Take the listing from its first line through the line that contains "from matplotlib.patches import Patch, Polygon" and please retype those lines exactly, leaving out the pictures.

Given material:
>> begin

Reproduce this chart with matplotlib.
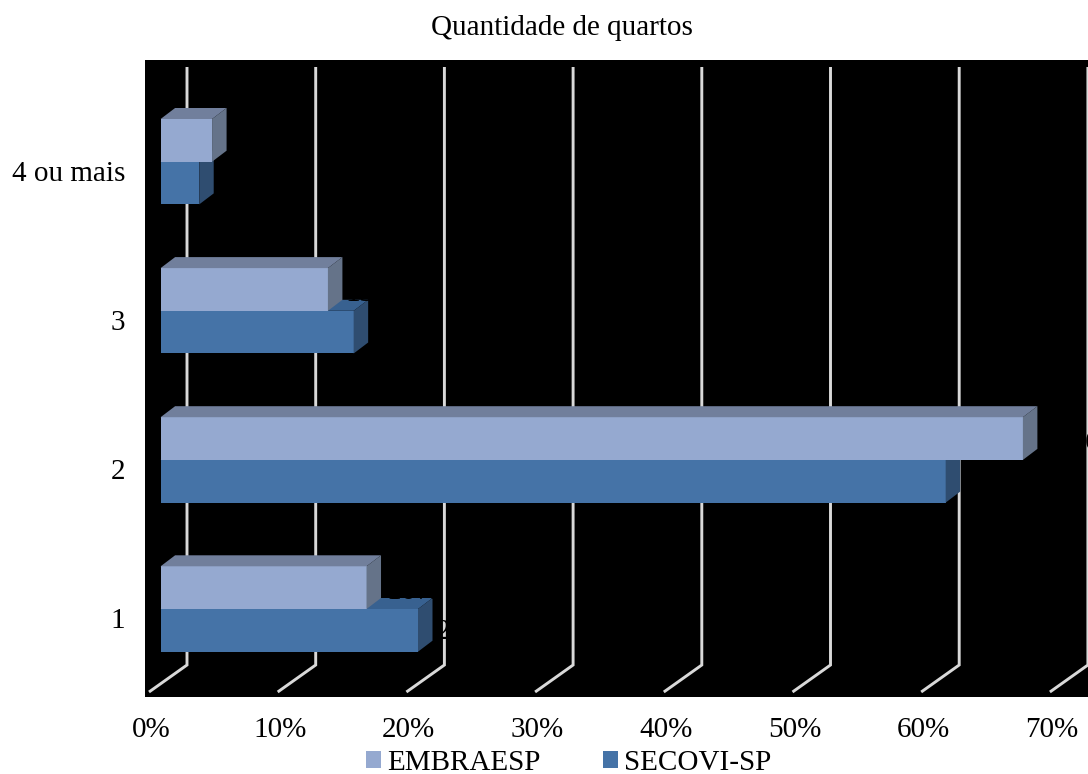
"""Quantidade de quartos: 3D-look horizontal bars on a black plot area."""

import numpy as np
import matplotlib
matplotlib.use("Agg")
import matplotlib.pyplot as plt
from matplotlib.patches import Patch, Polygon

# ── Data ───────────────────────────────────────────────────────────────────────
categories = ["1", "2", "3", "4 ou mais"]
embraesp = [16, 67, 13, 4]
secovi = [20, 61, 15, 3]
axis_ticks = [0, 10, 20, 30, 40, 50, 60, 70]

# ── Pixel layout of the reference ──────────────────────────────────────────────
W, H = 1088, 774
LEFT, RIGHT, TOP, BOTTOM = 145, 1088, 60, 697
X0_PX = 160.6     # pixel of 0% on the bar plane
X_SCALE = 12.87   # pixels per percent
Y0_PX = 609.0     # pixel of first category
Y_SCALE = 149.1   # pixels per category
BAR_H = 42.7 / Y_SCALE
DEPTH_X = 14.5 / X_SCALE
DEPTH_Y = 11.0 / Y_SCALE
FONT = 21

EMB_COLORS = ("#95A9D0", "#717F9C", "#657389")   # front, top, side
SEC_COLORS = ("#4573A7", "#386190", "#2F4D70")
GRID_COLOR = "#D9D9D9"


def px_x(px):
    return (px - X0_PX) / X_SCALE


def px_y(px):
    return (Y0_PX - px) / Y_SCALE


def draw_bars(ax, y, values, colors, zorder):
    front, top, side = colors
    ax.barh(y, values, height=BAR_H, color=front, zorder=zorder)
    for yi, v in zip(y, values):
        hi, lo = yi + BAR_H / 2, yi - BAR_H / 2
        ax.add_patch(Polygon(
            [(0, hi), (DEPTH_X, hi + DEPTH_Y), (v + DEPTH_X, hi + DEPTH_Y), (v, hi)],
            closed=True, facecolor=top, edgecolor="none", zorder=zorder,
        ))
        ax.add_patch(Polygon(
            [(v, hi), (v + DEPTH_X, hi + DEPTH_Y), (v + DEPTH_X, lo + DEPTH_Y), (v, lo)],
            closed=True, facecolor=side, edgecolor="none", zorder=zorder,
        ))


plt.rcParams["font.family"] = ["Liberation Serif", "DejaVu Serif"]

fig = plt.figure(figsize=(W / 100, H / 100), dpi=100, facecolor="white")
ax = fig.add_axes([LEFT / W, 1 - BOTTOM / H, (RIGHT - LEFT) / W, (BOTTOM - TOP) / H])
ax.set_facecolor("black")
ax.set_xlim(px_x(LEFT), px_x(RIGHT))
ax.set_ylim(px_y(BOTTOM), px_y(TOP))
for s in ax.spines.values():
    s.set_visible(False)

# ── Gridlines with their floor returns ─────────────────────────────────────────
back = px_x(187)
front = px_x(149)
for v in axis_ticks:
    ax.plot(
        [v + back, v + back, v + front],
        [px_y(67), px_y(665), px_y(692)],
        color=GRID_COLOR, linewidth=2.1, solid_joinstyle="miter",
        solid_capstyle="butt", zorder=1,
    )

# ── Bars ───────────────────────────────────────────────────────────────────────
y = np.arange(len(categories))
draw_bars(ax, y - BAR_H / 2, secovi, SEC_COLORS, 3)
draw_bars(ax, y + BAR_H / 2, embraesp, EMB_COLORS, 4)

# ── Black data labels, only visible where they cross lighter marks ─────────────
emb_dx = [20, 62, 18, 18]
for i in range(len(categories)):
    ax.text(
        embraesp[i] + emb_dx[i] / X_SCALE, y[i] + 17 / Y_SCALE,
        f"{embraesp[i]}%", color="black", fontsize=FONT, ha="left", va="center",
        clip_on=True, zorder=5,
    )
    ax.text(
        secovi[i] + 18 / X_SCALE, y[i] - 23 / Y_SCALE,
        f"{secovi[i]}%", color="black", fontsize=FONT, ha="left", va="center",
        clip_on=True, zorder=5,
    )

# ── Axes text ──────────────────────────────────────────────────────────────────
ax.set_xticks([v + front + 0.15 for v in axis_ticks])
ax.set_xticklabels([f"{v}%" for v in axis_ticks], fontsize=FONT)
ax.set_yticks(y - 9 / Y_SCALE)
ax.set_yticklabels(categories, fontsize=FONT)
ax.tick_params(axis="x", length=0, pad=14.5)
ax.tick_params(axis="y", length=0, pad=14.4)

fig.text(562 / W, 1 - 28 / H, "Quantidade de quartos", fontsize=FONT,
         ha="center", va="center")

handles = [Patch(facecolor=EMB_COLORS[0], label="EMBRAESP"),
           Patch(facecolor=SEC_COLORS[0], label="SECOVI-SP")]
fig.legend(
    handles=handles, ncols=2, frameon=False, fontsize=FONT,
    loc="center", bbox_to_anchor=(568.5 / W, 1 - 763 / H),
    handlelength=0.52, handleheight=0.52, handletextpad=0.2,
    columnspacing=2.15, borderpad=0, borderaxespad=0,
)

fig.savefig("out.png", dpi=100)
plt.close(fig)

>> end

Complete response:
Reproduce this chart with matplotlib.
"""Quantidade de quartos: 3D-look horizontal bars on a black plot area."""

import numpy as np
import matplotlib
matplotlib.use("Agg")
import matplotlib.pyplot as plt
from matplotlib.patches import Patch, Polygon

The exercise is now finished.